▶ [Work to do] Make an exact copy of the entries below with the pictures removed.

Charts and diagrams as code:
▶

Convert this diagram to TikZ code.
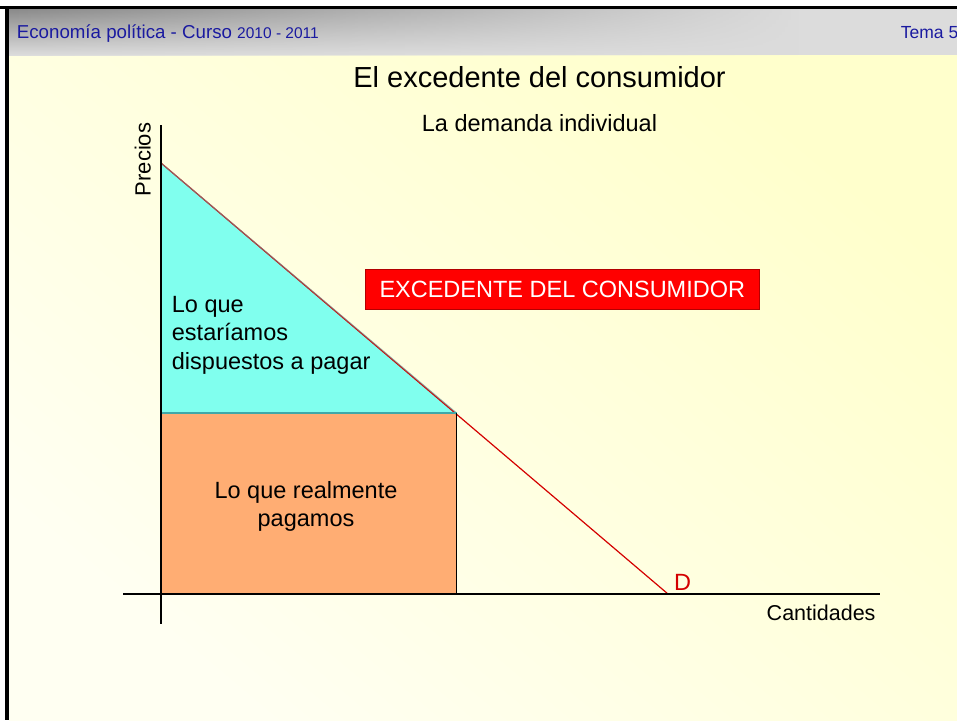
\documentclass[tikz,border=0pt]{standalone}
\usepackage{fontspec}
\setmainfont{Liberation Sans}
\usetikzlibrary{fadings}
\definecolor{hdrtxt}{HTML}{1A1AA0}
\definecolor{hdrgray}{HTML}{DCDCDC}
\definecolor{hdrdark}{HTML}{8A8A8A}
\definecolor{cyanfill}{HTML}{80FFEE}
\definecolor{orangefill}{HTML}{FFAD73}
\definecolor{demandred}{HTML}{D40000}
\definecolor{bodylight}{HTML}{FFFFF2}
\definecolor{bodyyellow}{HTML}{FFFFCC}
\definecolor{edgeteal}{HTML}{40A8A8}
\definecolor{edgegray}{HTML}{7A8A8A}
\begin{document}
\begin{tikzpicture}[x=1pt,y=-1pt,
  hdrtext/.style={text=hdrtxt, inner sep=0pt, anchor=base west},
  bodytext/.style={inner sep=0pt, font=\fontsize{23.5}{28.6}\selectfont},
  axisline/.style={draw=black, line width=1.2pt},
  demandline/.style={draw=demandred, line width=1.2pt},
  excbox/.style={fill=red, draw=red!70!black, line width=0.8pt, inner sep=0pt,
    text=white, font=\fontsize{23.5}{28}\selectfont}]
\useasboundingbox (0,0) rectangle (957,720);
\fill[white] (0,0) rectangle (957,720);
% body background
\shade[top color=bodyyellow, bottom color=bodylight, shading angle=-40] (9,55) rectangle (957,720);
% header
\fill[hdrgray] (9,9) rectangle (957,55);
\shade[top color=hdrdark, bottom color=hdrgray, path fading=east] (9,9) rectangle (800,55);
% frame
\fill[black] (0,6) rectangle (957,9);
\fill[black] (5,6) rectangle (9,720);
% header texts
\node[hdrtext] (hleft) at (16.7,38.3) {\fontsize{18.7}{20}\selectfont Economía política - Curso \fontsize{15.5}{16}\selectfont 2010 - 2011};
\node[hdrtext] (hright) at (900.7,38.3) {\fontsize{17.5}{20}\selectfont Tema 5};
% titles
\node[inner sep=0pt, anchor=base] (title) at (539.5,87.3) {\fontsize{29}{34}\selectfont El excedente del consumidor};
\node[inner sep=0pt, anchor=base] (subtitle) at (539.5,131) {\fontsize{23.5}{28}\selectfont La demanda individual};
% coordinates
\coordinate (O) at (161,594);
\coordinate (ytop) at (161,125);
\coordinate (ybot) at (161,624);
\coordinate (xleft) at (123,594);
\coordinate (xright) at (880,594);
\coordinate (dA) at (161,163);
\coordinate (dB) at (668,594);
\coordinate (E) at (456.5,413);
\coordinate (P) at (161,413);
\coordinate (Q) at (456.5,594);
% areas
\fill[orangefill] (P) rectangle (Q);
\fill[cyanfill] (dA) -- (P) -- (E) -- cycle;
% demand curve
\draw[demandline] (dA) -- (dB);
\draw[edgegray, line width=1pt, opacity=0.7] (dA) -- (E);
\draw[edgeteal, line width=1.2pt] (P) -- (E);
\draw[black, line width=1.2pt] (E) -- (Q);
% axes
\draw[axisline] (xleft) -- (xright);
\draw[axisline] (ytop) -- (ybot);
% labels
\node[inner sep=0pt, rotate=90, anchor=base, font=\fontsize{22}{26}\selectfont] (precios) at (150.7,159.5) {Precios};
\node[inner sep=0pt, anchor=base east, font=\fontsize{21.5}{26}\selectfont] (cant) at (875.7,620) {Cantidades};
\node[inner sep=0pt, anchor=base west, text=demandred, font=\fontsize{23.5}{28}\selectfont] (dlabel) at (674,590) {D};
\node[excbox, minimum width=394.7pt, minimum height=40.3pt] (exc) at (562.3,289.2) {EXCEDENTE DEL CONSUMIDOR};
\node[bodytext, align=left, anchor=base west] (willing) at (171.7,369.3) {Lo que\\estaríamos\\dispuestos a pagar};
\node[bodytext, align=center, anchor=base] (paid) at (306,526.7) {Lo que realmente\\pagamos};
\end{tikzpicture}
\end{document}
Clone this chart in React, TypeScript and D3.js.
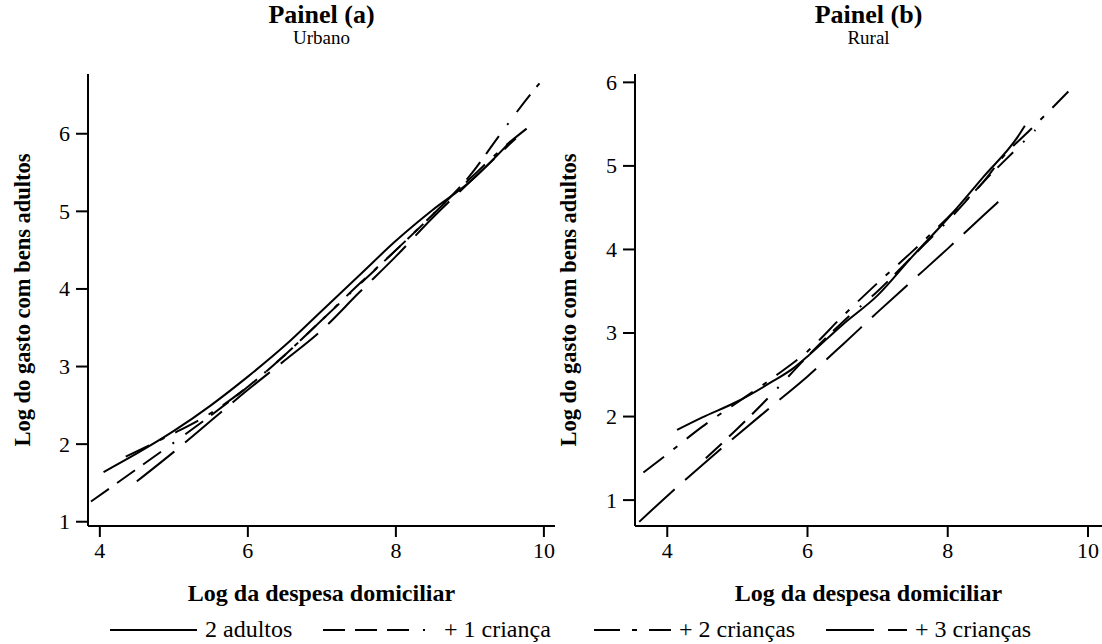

◀

▶ [The response]
Convert this diagram to TikZ code.
\documentclass[tikz,border=0pt]{standalone}
\usepackage{fontspec}
\setmainfont{Liberation Sans}
\usetikzlibrary{fadings}
\definecolor{hdrtxt}{HTML}{1A1AA0}
\definecolor{hdrgray}{HTML}{DCDCDC}
\definecolor{hdrdark}{HTML}{8A8A8A}
\definecolor{cyanfill}{HTML}{80FFEE}
\definecolor{orangefill}{HTML}{FFAD73}
\definecolor{demandred}{HTML}{D40000}
\definecolor{bodylight}{HTML}{FFFFF2}
\definecolor{bodyyellow}{HTML}{FFFFCC}
\definecolor{edgeteal}{HTML}{40A8A8}
\definecolor{edgegray}{HTML}{7A8A8A}
\begin{document}
\begin{tikzpicture}[x=1pt,y=-1pt,
  hdrtext/.style={text=hdrtxt, inner sep=0pt, anchor=base west},
  bodytext/.style={inner sep=0pt, font=\fontsize{23.5}{28.6}\selectfont},
  axisline/.style={draw=black, line width=1.2pt},
  demandline/.style={draw=demandred, line width=1.2pt},
  excbox/.style={fill=red, draw=red!70!black, line width=0.8pt, inner sep=0pt,
    text=white, font=\fontsize{23.5}{28}\selectfont}]
\useasboundingbox (0,0) rectangle (957,720);
\fill[white] (0,0) rectangle (957,720);
% body background
\shade[top color=bodyyellow, bottom color=bodylight, shading angle=-40] (9,55) rectangle (957,720);
% header
\fill[hdrgray] (9,9) rectangle (957,55);
\shade[top color=hdrdark, bottom color=hdrgray, path fading=east] (9,9) rectangle (800,55);
% frame
\fill[black] (0,6) rectangle (957,9);
\fill[black] (5,6) rectangle (9,720);
% header texts
\node[hdrtext] (hleft) at (16.7,38.3) {\fontsize{18.7}{20}\selectfont Economía política - Curso \fontsize{15.5}{16}\selectfont 2010 - 2011};
\node[hdrtext] (hright) at (900.7,38.3) {\fontsize{17.5}{20}\selectfont Tema 5};
% titles
\node[inner sep=0pt, anchor=base] (title) at (539.5,87.3) {\fontsize{29}{34}\selectfont El excedente del consumidor};
\node[inner sep=0pt, anchor=base] (subtitle) at (539.5,131) {\fontsize{23.5}{28}\selectfont La demanda individual};
% coordinates
\coordinate (O) at (161,594);
\coordinate (ytop) at (161,125);
\coordinate (ybot) at (161,624);
\coordinate (xleft) at (123,594);
\coordinate (xright) at (880,594);
\coordinate (dA) at (161,163);
\coordinate (dB) at (668,594);
\coordinate (E) at (456.5,413);
\coordinate (P) at (161,413);
\coordinate (Q) at (456.5,594);
% areas
\fill[orangefill] (P) rectangle (Q);
\fill[cyanfill] (dA) -- (P) -- (E) -- cycle;
% demand curve
\draw[demandline] (dA) -- (dB);
\draw[edgegray, line width=1pt, opacity=0.7] (dA) -- (E);
\draw[edgeteal, line width=1.2pt] (P) -- (E);
\draw[black, line width=1.2pt] (E) -- (Q);
% axes
\draw[axisline] (xleft) -- (xright);
\draw[axisline] (ytop) -- (ybot);
% labels
\node[inner sep=0pt, rotate=90, anchor=base, font=\fontsize{22}{26}\selectfont] (precios) at (150.7,159.5) {Precios};
\node[inner sep=0pt, anchor=base east, font=\fontsize{21.5}{26}\selectfont] (cant) at (875.7,620) {Cantidades};
\node[inner sep=0pt, anchor=base west, text=demandred, font=\fontsize{23.5}{28}\selectfont] (dlabel) at (674,590) {D};
\node[excbox, minimum width=394.7pt, minimum height=40.3pt] (exc) at (562.3,289.2) {EXCEDENTE DEL CONSUMIDOR};
\node[bodytext, align=left, anchor=base west] (willing) at (171.7,369.3) {Lo que\\estaríamos\\dispuestos a pagar};
\node[bodytext, align=center, anchor=base] (paid) at (306,526.7) {Lo que realmente\\pagamos};
\end{tikzpicture}
\end{document}
Clone this chart in React, TypeScript and D3.js.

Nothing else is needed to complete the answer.